Single‐Molecule Conductance of Staffanes

Abstract

We report the first conductance measurements of [n]staffane oligomers in single‐molecule junctions. Our studies reveal two quantum transport characteristics unique to staffanes that emerge from their strained bicyclic structure. First, though staffanes are composed of weakly conjugated C‐C σ‐bonds, staffanes carry a shallower conductance decay value (β = 0.84 ± 0.02 n‐1) than alkane chain analogs (β = 0.96 ± 0.03 n‐1) when measured with the scanning tunneling microscopy break junction (STM‐BJ) technique. Staffanes are more conductive than other σ‐bonded organic backbones in the literature on a per atom basis.

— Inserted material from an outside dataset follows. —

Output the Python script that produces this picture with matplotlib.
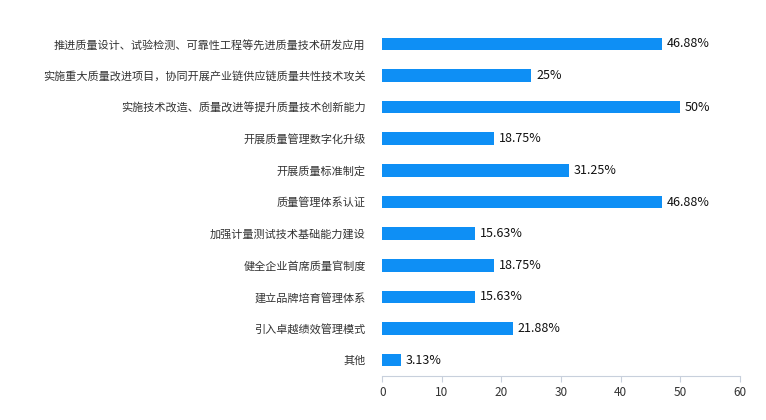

Density functional theory calculations suggest staffane backbones are effective conduits for charge transport because their significant bicyclic ring strain destabilizes the HOMO‐2 energy, aligning it more closely with the Fermi energy as oligomer order increases. Second, the monostaffane is significantly lower conducting than expected. DFT calculations suggest that short monostaffanes sterically enforce insulating gauche interelectrode orientations over syn orientations. Meanwhile, [2‐5]staffane wires may accommodate axial mechanical strain by “rod‐bending”. These findings show for the first time how bicyclic ring strain can enhance charge transmission in saturated molecular wires. These studies showcase the STM‐BJ technique as a valuable tool for uncovering the stereoelectronic proclivities of molecules at material interfaces.